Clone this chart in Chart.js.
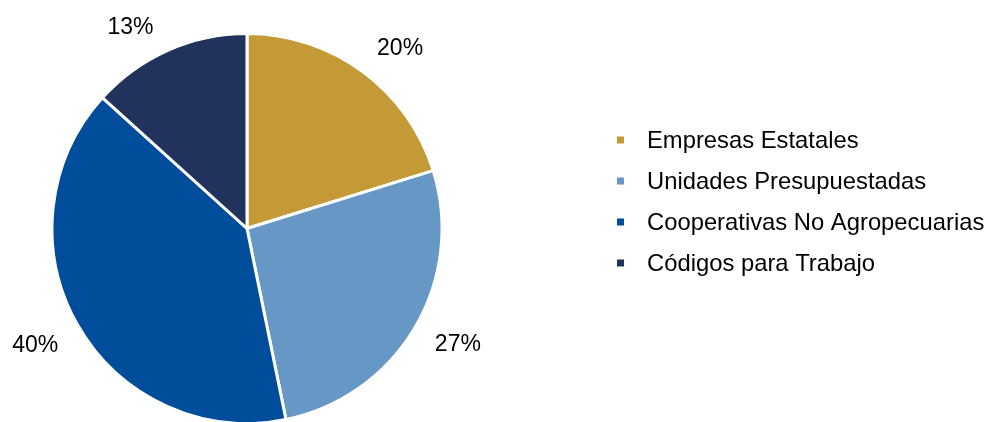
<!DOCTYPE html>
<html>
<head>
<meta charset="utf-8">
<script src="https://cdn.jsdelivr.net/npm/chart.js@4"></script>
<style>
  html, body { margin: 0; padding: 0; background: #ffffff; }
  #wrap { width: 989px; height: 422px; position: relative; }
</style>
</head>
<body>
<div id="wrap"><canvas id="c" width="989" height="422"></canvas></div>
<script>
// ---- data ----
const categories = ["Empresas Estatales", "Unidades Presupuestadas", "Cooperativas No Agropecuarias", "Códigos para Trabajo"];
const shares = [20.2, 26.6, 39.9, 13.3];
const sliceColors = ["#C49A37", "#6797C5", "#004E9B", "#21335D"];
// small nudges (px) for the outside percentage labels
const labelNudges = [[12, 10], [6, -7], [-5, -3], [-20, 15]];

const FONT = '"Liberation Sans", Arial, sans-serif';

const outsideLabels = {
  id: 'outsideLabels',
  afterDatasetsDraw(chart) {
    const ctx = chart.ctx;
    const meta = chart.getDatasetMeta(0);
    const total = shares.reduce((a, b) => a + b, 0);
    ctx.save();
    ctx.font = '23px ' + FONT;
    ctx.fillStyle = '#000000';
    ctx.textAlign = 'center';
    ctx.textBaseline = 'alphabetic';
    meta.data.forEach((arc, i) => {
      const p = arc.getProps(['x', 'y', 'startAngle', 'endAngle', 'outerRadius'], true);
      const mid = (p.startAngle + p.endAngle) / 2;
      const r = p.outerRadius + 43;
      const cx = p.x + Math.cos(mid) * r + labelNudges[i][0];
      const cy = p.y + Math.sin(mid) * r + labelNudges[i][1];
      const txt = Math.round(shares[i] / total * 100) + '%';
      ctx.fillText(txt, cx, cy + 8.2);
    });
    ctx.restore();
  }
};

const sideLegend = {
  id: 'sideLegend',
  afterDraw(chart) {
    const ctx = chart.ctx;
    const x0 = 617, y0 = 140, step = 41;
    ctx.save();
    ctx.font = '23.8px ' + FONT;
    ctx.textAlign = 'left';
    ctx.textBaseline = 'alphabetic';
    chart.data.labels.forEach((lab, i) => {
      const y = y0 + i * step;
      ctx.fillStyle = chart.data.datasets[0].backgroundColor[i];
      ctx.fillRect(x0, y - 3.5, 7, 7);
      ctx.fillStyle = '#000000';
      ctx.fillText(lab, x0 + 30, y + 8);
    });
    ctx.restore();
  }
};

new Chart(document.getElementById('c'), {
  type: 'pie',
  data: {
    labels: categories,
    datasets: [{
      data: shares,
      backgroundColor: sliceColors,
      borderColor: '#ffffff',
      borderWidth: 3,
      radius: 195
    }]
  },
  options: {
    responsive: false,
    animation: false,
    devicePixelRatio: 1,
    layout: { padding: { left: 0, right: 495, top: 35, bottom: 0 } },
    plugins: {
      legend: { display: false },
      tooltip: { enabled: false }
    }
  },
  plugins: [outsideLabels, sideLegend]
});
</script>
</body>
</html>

* * *

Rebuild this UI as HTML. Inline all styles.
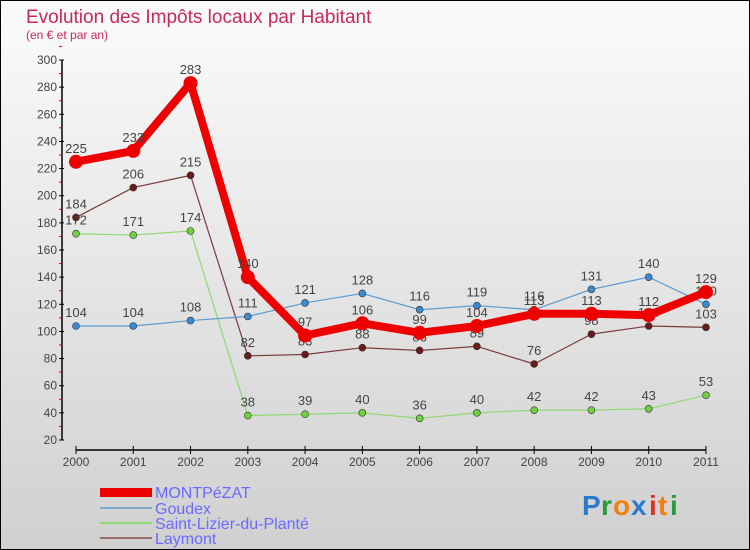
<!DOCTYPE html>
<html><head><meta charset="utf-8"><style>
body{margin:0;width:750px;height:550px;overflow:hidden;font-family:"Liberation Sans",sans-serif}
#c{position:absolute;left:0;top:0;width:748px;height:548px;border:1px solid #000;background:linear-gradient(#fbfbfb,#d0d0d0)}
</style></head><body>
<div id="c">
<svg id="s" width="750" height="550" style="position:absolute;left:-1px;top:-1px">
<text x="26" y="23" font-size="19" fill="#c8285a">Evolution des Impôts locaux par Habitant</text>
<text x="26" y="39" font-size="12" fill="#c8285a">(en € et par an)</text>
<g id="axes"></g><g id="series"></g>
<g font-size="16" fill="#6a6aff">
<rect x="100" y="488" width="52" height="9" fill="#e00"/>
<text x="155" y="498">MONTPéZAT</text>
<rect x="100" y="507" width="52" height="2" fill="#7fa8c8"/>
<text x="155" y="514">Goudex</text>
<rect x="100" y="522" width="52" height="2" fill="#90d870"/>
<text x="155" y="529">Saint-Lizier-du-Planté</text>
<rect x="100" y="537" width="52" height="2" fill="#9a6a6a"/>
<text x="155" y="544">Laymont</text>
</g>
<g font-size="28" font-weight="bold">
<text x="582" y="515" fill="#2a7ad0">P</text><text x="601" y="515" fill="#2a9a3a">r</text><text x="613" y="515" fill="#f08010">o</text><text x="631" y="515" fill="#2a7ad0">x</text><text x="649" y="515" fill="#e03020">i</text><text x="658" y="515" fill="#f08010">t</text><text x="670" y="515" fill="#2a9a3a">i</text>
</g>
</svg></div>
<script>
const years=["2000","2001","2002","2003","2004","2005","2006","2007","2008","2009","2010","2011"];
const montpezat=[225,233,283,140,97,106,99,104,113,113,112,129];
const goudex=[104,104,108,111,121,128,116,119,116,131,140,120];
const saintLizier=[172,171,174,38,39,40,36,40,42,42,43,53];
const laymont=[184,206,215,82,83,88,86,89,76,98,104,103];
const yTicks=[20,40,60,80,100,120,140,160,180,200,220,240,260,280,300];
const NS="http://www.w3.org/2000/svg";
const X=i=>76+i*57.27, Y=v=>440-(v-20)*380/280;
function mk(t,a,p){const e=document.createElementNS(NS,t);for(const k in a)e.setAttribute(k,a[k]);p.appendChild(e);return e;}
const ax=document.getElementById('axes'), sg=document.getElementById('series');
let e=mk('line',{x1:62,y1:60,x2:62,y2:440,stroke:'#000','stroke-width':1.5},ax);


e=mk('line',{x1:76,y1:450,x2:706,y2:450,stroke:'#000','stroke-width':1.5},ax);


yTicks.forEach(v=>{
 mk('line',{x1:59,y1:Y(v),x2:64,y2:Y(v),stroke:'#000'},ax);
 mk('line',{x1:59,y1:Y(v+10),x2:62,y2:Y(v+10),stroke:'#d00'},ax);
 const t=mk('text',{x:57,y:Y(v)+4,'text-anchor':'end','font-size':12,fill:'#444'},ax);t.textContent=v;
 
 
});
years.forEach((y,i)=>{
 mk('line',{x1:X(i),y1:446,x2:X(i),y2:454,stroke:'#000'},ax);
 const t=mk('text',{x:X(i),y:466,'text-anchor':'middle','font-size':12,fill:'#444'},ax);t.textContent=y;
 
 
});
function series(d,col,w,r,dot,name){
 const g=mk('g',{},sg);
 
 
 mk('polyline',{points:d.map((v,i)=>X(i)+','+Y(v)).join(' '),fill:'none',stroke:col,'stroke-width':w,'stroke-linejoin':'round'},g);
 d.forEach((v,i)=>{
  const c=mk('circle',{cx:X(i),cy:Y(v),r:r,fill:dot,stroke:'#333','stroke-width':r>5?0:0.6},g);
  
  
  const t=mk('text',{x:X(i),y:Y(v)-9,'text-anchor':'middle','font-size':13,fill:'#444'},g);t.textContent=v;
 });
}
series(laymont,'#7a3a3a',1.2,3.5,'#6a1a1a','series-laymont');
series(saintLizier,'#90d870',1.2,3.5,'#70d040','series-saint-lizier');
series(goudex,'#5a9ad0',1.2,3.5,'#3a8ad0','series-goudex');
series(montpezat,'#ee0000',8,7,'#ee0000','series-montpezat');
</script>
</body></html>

● EXERCISE REQUIREMENTS
Copy each line of the listing that holds the word "this".

● FULL RESPONSE
Clone this chart in Chart.js.
Rebuild this UI as HTML. Inline all styles.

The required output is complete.